------ Data section ------
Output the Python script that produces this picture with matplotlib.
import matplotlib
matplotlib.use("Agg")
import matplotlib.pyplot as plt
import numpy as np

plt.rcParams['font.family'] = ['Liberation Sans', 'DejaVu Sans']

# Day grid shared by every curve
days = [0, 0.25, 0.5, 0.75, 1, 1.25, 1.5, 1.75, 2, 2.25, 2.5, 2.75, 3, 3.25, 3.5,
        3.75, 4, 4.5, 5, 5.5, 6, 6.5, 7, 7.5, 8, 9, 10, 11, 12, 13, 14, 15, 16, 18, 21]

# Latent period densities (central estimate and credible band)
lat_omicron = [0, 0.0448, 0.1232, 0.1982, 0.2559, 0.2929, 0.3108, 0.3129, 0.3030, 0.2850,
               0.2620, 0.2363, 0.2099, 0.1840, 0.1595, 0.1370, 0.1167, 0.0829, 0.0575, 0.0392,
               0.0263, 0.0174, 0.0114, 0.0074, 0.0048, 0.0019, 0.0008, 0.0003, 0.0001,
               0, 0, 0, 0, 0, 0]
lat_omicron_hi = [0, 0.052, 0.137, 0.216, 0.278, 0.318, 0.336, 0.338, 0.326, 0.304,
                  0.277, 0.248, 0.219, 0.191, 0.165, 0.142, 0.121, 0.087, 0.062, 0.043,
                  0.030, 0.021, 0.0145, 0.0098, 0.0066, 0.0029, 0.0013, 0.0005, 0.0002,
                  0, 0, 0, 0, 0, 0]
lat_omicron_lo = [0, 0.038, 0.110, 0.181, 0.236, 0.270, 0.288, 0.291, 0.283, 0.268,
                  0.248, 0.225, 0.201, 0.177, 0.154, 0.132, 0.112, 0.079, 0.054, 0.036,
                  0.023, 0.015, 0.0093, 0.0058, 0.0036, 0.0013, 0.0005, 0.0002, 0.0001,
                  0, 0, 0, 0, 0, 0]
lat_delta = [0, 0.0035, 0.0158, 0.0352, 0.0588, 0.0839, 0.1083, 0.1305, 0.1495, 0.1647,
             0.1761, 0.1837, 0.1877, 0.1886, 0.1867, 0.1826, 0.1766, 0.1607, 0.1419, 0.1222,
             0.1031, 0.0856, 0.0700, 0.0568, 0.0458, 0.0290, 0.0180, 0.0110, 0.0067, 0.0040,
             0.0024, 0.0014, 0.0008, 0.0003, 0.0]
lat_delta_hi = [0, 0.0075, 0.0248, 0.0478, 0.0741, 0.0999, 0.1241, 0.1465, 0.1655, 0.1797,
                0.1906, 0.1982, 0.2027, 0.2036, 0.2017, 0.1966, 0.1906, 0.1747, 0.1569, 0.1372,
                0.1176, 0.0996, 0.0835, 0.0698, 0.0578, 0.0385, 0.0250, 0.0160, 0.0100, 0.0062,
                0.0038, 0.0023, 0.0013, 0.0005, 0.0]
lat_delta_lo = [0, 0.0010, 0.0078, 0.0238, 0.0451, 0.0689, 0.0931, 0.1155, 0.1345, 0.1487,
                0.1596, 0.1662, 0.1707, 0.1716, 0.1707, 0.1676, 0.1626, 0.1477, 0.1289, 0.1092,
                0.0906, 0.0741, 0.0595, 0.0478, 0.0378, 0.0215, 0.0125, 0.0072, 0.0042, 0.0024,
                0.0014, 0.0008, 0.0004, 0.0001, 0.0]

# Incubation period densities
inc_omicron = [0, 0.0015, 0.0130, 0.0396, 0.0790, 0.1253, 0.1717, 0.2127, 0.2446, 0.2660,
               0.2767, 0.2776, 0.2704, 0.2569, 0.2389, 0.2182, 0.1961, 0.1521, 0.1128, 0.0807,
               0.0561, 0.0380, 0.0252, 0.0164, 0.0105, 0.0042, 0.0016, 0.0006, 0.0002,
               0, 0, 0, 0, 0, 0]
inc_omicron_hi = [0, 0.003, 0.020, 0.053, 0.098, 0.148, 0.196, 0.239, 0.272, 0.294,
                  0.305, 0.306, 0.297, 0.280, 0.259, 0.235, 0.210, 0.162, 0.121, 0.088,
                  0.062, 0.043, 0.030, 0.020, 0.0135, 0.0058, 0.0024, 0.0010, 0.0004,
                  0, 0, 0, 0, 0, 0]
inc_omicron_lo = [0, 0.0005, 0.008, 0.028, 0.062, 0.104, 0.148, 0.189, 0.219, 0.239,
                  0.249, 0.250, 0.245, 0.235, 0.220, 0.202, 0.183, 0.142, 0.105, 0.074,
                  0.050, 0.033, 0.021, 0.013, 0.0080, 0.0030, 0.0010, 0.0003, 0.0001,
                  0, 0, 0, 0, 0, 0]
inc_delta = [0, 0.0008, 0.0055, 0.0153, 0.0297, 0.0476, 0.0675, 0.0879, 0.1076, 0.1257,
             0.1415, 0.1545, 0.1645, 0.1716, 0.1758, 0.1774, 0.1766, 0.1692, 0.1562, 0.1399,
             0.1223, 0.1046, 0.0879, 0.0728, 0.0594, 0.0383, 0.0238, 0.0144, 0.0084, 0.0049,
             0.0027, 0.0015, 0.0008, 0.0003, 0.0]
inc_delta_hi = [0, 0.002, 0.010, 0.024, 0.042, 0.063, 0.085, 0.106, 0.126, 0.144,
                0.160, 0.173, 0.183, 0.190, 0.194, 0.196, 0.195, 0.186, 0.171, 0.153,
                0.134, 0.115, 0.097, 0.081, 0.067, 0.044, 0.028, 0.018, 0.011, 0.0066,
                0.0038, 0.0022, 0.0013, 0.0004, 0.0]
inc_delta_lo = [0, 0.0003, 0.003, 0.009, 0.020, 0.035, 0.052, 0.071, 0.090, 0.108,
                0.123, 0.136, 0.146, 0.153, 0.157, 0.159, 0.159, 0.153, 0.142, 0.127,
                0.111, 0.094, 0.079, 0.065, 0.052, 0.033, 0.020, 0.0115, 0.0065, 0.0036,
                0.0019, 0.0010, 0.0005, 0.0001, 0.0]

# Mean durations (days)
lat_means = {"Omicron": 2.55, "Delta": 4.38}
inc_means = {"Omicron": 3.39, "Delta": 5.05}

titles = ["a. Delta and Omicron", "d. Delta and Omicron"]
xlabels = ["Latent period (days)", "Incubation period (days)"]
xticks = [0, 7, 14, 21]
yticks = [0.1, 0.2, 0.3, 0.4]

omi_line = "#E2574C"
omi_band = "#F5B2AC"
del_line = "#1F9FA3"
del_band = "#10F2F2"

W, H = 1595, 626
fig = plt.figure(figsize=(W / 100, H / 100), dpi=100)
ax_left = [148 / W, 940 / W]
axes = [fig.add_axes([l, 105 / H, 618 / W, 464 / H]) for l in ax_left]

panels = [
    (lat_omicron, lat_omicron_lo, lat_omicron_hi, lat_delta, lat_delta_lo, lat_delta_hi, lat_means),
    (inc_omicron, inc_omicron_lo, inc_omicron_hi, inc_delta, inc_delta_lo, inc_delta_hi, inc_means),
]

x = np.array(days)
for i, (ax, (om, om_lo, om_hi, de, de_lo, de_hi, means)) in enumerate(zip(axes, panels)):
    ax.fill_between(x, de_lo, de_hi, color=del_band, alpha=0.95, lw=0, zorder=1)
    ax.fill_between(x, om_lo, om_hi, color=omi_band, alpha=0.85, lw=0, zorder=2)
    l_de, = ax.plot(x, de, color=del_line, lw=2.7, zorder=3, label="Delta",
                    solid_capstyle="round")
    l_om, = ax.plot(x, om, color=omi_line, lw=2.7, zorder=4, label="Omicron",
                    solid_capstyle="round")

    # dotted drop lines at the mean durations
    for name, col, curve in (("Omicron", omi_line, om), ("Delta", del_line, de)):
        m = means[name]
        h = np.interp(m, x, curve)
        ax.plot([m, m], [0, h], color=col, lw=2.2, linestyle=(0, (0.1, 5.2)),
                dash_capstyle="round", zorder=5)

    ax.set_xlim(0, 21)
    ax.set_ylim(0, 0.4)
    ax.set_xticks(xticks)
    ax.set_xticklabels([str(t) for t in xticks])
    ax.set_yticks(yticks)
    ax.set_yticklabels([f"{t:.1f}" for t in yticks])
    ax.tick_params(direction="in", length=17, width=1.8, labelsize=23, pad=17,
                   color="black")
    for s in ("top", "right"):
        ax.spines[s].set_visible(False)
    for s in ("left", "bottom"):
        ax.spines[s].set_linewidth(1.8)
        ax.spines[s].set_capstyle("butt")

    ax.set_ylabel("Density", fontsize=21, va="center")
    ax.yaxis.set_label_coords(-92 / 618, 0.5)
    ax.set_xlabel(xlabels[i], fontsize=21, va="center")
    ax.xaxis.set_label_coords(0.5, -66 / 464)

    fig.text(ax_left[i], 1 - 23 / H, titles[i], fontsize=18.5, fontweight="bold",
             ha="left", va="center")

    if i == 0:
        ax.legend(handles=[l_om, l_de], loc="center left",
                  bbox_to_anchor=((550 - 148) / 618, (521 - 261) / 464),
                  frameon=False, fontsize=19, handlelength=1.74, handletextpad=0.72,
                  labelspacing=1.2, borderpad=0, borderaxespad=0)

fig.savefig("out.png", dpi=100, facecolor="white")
------
Stated exercise.
Copy every line of the listing where the word "matplotlib" appears.

Response to this task.
Output the Python script that produces this picture with matplotlib.
import matplotlib
matplotlib.use("Agg")
import matplotlib.pyplot as plt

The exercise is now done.